The filmmaker's empathy even extended to a shallow, rich wife whose delusions about herself are taken down about a hundred pegs in a hilarious but painful party scene.
“Even that scene where the main character says many, many things against that woman's hypocrisy,” said Sorrentino, “I found out after making the movie that hypocrisy is important to survive in the world.”
“The Great Beauty” is a veritable love letter to Rome, but that didn't make it any easier for him to shoot there.
“It's very difficult to shoot in Rome, because it's a museum in open air.
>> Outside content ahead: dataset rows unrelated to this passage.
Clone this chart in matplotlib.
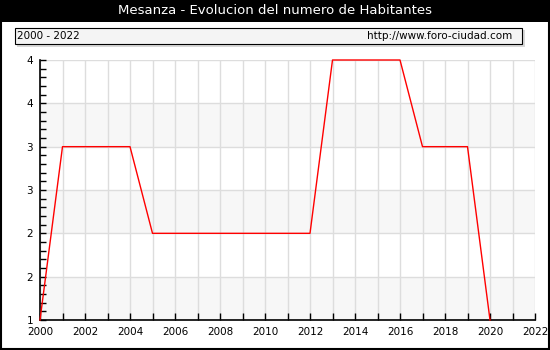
import matplotlib
matplotlib.use("Agg")
import matplotlib.pyplot as plt
from matplotlib.patches import Rectangle
from matplotlib.ticker import MultipleLocator, FixedLocator

years = [2000, 2001, 2002, 2003, 2004, 2005, 2006, 2007, 2008, 2009, 2010,
         2011, 2012, 2013, 2014, 2015, 2016, 2017, 2018, 2019, 2020]
habitantes = [1, 3, 3, 3, 3, 2, 2, 2, 2, 2, 2,
              2, 2, 4, 4, 4, 4, 3, 3, 3, 1]
y_ticks = [1, 1.5, 2, 2.5, 3, 3.5, 4]
y_labels = ['1', '2', '2', '3', '3', '4', '4']
x_labels = list(range(2000, 2023, 2))

fig = plt.figure(figsize=(5.5, 3.5), dpi=100)
fig.patch.set_facecolor('white')

# marco exterior y barra de titulo
fig.add_artist(Rectangle((0.001, 0.003), 0.997, 0.995, transform=fig.transFigure,
                         fill=False, edgecolor='black', lw=1.5))
fig.add_artist(Rectangle((0, 1 - 22 / 350), 1, 22 / 350, transform=fig.transFigure,
                         facecolor='black', edgecolor='none'))
fig.text(0.5, 1 - 11 / 350, 'Mesanza - Evolucion del numero de Habitantes',
         color='white', ha='center', va='center', fontsize=9.5)

# caja de leyenda con sombra
fig.add_artist(Rectangle((17 / 550, 1 - 47 / 350), 508 / 550, 17 / 350,
                         transform=fig.transFigure, facecolor='#d8d8d8', edgecolor='none'))
fig.add_artist(Rectangle((15 / 550, 1 - 44 / 350), 507 / 550, 16 / 350,
                         transform=fig.transFigure, facecolor='#f4f4f4',
                         edgecolor='black', lw=0.8))
fig.text(17 / 550, 1 - 36 / 350, '2000 - 2022', ha='left', va='center', fontsize=7.5)
fig.text(512 / 550, 1 - 36 / 350, 'http://www.foro-ciudad.com', ha='right',
         va='center', fontsize=7.5)

ax = fig.add_axes([40 / 550, 30 / 350, 495 / 550, 260 / 350])
ax.set_xlim(2000, 2022)
ax.set_ylim(1, 4)

# bandas alternas
for i in range(len(y_ticks) - 1):
    if i % 2 == 0:
        ax.axhspan(y_ticks[i], y_ticks[i + 1], color='#f7f7f7', zorder=0, lw=0)

ax.xaxis.set_major_locator(FixedLocator(x_labels))
ax.xaxis.set_minor_locator(MultipleLocator(1))
ax.yaxis.set_major_locator(FixedLocator(y_ticks))
ax.set_yticklabels(y_labels)
ax.yaxis.set_minor_locator(MultipleLocator(0.1))
ax.grid(True, which='major', axis='y', color='#dddddd', lw=1, zorder=1)
ax.grid(True, which='both', axis='x', color='#dddddd', lw=1, zorder=1)

ax.plot(years, habitantes, color='red', lw=1, zorder=3, clip_on=False)

for side in ['top', 'right']:
    ax.spines[side].set_visible(False)
ax.spines['left'].set_linewidth(1.2)
ax.spines['bottom'].set_linewidth(1.2)
ax.tick_params(axis='both', which='both', direction='in', labelsize=7.5,
               color='black', width=1)
ax.tick_params(axis='x', which='both', length=5, pad=5)
ax.tick_params(axis='y', which='both', length=4, pad=5)

fig.savefig('out.png', dpi=100)
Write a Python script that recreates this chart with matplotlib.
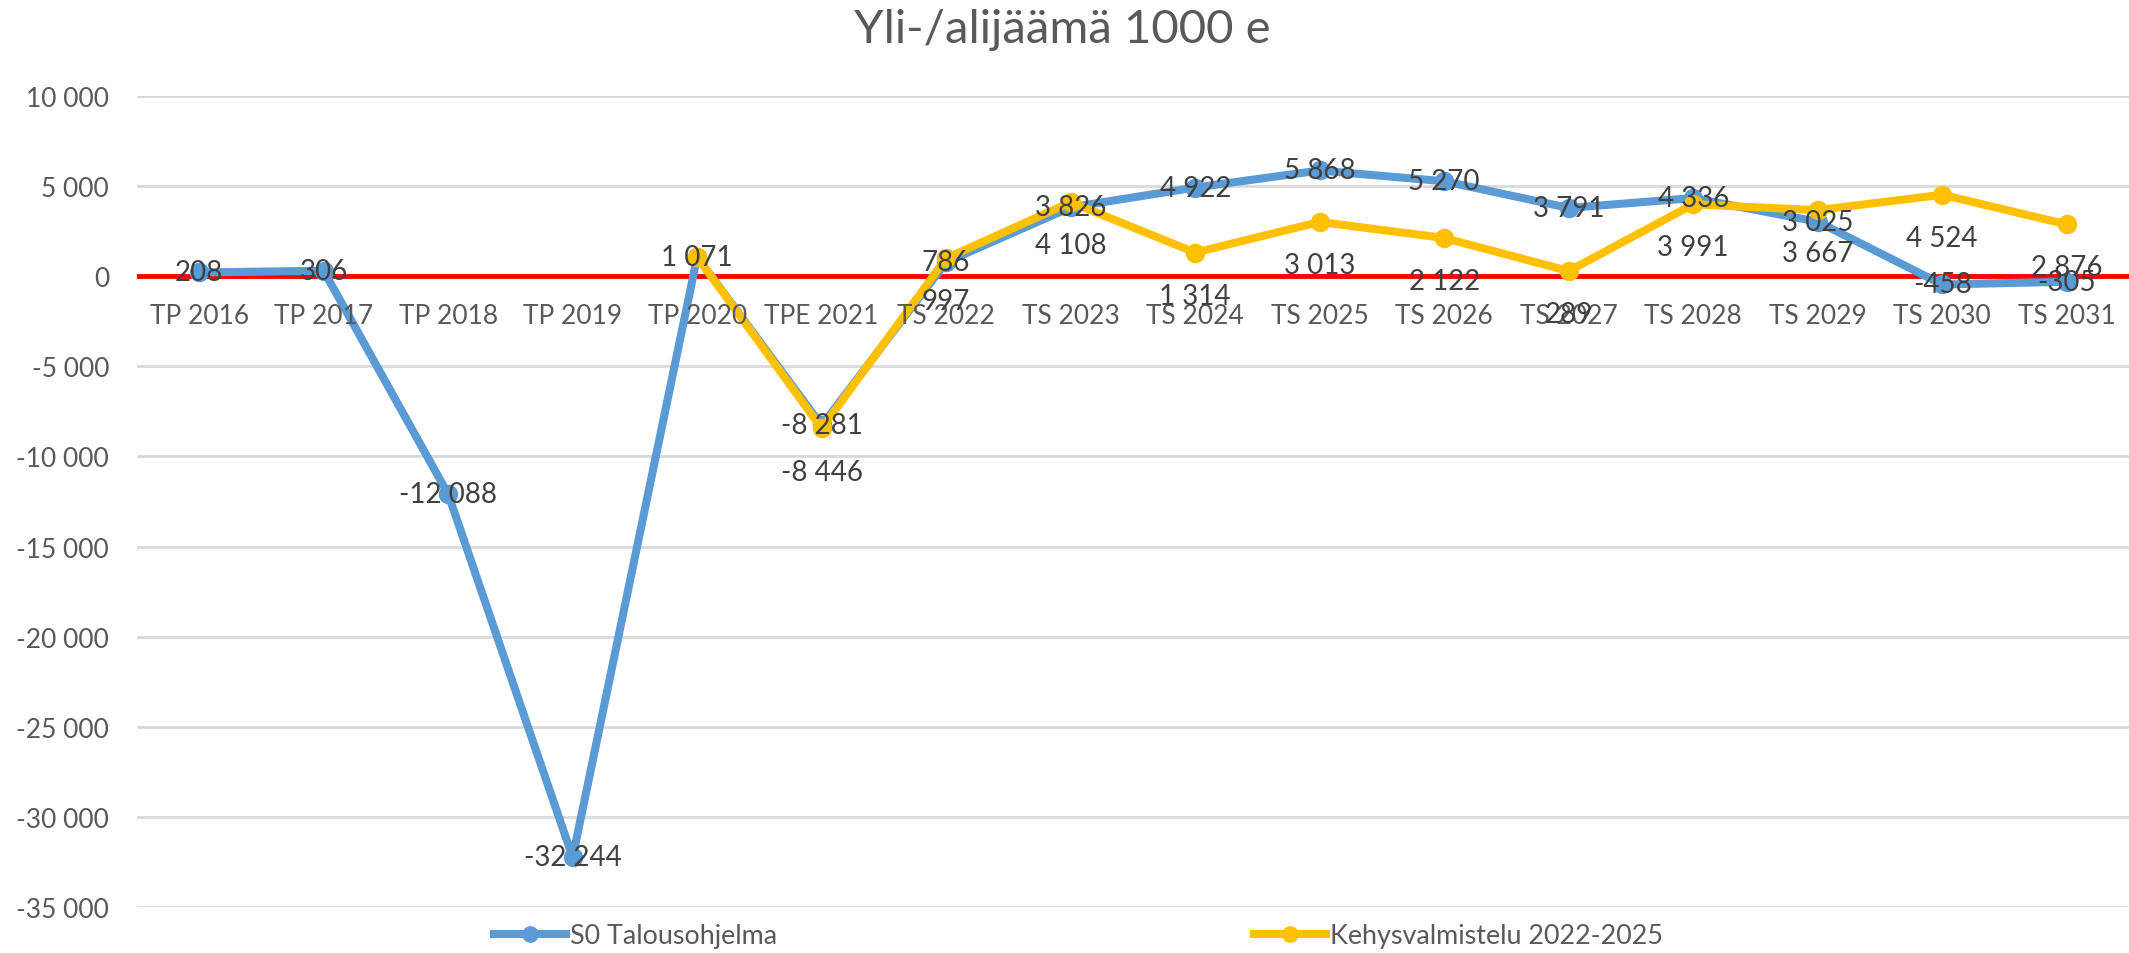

So the government of the city is afraid about everything,” Sorrentino said. “For example, there is a rule about actors in movies that they must stay seven meters from the fountains or other monuments.”
But it was crucial to establish a love for the city via the movie's luminous widescreen lensing, in order to get to the deeper loves Sorrentino wanted to explore, both of which are referenced in the film's title.
“It's easy to recognize the beauty of Rome,” he said, “and there is a beauty hidden inside all of the characters that are in the movie.”
And maybe that's the biggest difference between Sorrentino and Fellini: As The Great Beauty ultimately reveals by the end of its tragicomic two and a half hours, he's a lover, not a fighter.